In a total of 454 stops between January 25 and October 16, cops found that 313 drivers tested positive during a preliminary drug test, dubbed narcotest, while twelve others refused to give a sample.
The biggest number of drug-related DUI incidents (Driving under the Influence) was recorded in Paphos, with 83 drivers out of 99 tested came up positive according to daily Phileleftheros.
Half of Nicosia narcotests came up positive, where 85 drivers were tested and 43 came up positive, while 27 out of 65 Larnaca drivers were found to be under the influence. Highway incidents also were recorded where 56 out of 66 narcotests came up positive.
The government rolled out the narcotest in January as a way to reduce or prevent serious and fatal road accidents, following EU recommendations to make the streets safer.
Narcotest critics point out that traces of substances could take weeks to be flushed out of one's system, while many drive unaffected and fully alert
Law enforcement officers are required by law to send all positive samples to state labs for secondary screening, while cops have the power to detain suspects or prevent them from driving under the influence only based on the initial suspicion.
Most substances in lab test results involved mostly cannabis, cocaine, and methamphetamines, which can result to imprisonment up to three years and fines up to €3500.
Knews understands the narcotests that were administerded between January and October were not all completely random, as officers often use discretion before deciding to request a sample.

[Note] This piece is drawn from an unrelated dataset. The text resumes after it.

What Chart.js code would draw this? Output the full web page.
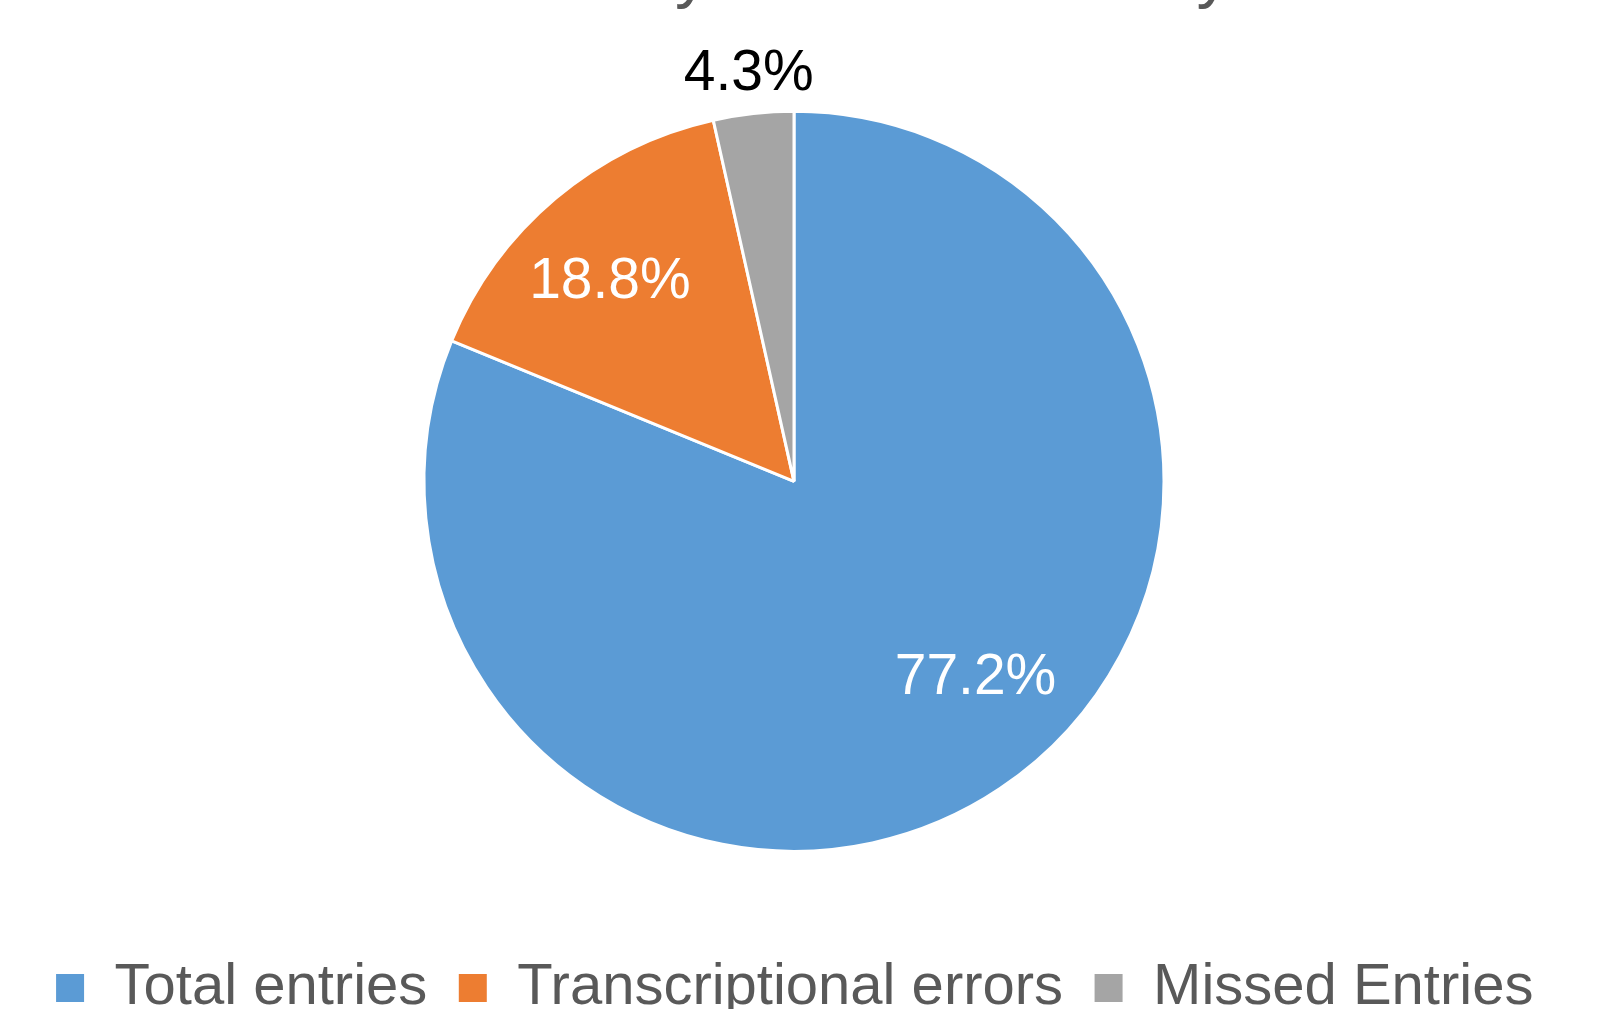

Based on protections afforded in the Constitution, drivers are not obligated to comply with a narcotest request regardless whether or not they are under the influence. However, Cyprus police traditionally view a refusal as grounds for suspicion while in many cases a refusal has been counted as “positive indication” of a DUI.
Critics of narcotests have pointed out that substances in a driver’s system could take weeks to be flushed out and many drive unaffected and fully alert, while officials from the Justice Ministry said revenue from DUI arrests go to fund activities against drug addition.